Каждая прожитая мной женщина была такой. И мука невоплощенности наслаивалась и уже сгибала меня. Мне шел пятьдесят четвертый год. Пора художнику уже складывать кисти и жить, коль уже не достигнутой славой — хотя бы каким-то подобием удовлетворенности. Да. Жил-был. Писал. В галереях остался. Где-то еще картины, разбежались по частным собраниям…
Но мои картины не украшали галерей. Их не печатали на цветных вклейках в больших журналах. Знатоки и ценители не удостаивали их своим просвещенным вниманием. На них не строчили хвалебно-восторженные оценки-рецензии вдохновенные критики от искусства. Мои картины сохли, повернутые к стене, и я не знал, когда кончится срок их заключения или грянет расстрельный залп.
В ту зиму после деревни я поседел, как волк-перестарок на втором склоне своего волчьего бытия. Женщиной снова отравился тяжело, долго; но жил по-прежнему и все с мечтой теперь найти девушку, много моложе меня и такую, чтоб была вдохновляющей натурой и чтоб можно было рискнуть на ней жениться. Теперь я уже мечтал об этом, как о несбыточном. Мечтал — красивая молодая жена будет хозяйничать на моей кухне, поить меня чаем, стряпать пирожки, а потом она будет читать или смотреть телевизор, а я буду писать ее прелести, всякий раз наслаждаясь ее присутствием и ее отраженной красотой. Жизнь в целом складывалась вроде бы сносно, есть деньги, не надо метаться в поисках заработка. Но по-прежнему оставался изгоем. Не было и речи о приеме меня в Союз художников, на выставки не то что зональные — на областные и городские — не брали мои картины, и я уже сделал из одной стены моей квартиры хранилище-отсек, куда ставил картоны и холсты — благо еще было их немного.
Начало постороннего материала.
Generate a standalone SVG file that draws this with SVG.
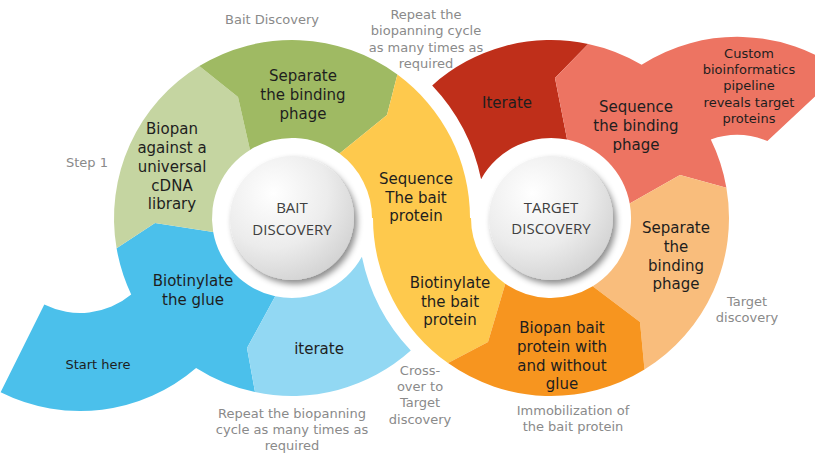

И хотя картину я писал по-прежнему стремительно, обдумывал и готовился дольше некуда. В год получалось два, много три овеществленных замысла. Не главных, второстепенных. Этюды не считал и многие попросту счищал. Зачем плодить количество?
Но квартира моя, устеленная коврами, выглядела солидно. Сам тоже, как говаривали в зонах, «прибарахлился», сменил облик забубённого живописца на более цивилизованный облик «картинщика»-станковиста. И еще, самое-самое-самое главное! Господи! Самое-самое! Я ВСТАВИЛ ЗУБЫ. И опять помог Болотников, с ним мы встретились случаем у поликлиники. И впервые я не обрадовался, а испугался. Болотников брел, как мертвец, исхудалый, пергаментный. Даже веки ввалились, глаза же видели словно уже неизбежное.
— Николай Семенович! Что с вами? — не удержался, бросился.
— Что? Ах? Это ты, Саша? Что… Старость.
— Да какая такая ВАША старость? Вы разболелись?
— А старость, Саша, это и есть болезнь. Души. Сначала всегда души. Потом — тела. Душой я болен давно. И вот — хожу… Лечусь… — он слабо усмехнулся. — Я — лечусь… Ты — лечишься… Он-она-оно — лечится… Мы — лечимся. Вы лечитесь… А они, Саша, — ЛЕЧАТ. Спина болит. Спина. Я теперь, наверное, уже не Болотников, а Спиноза.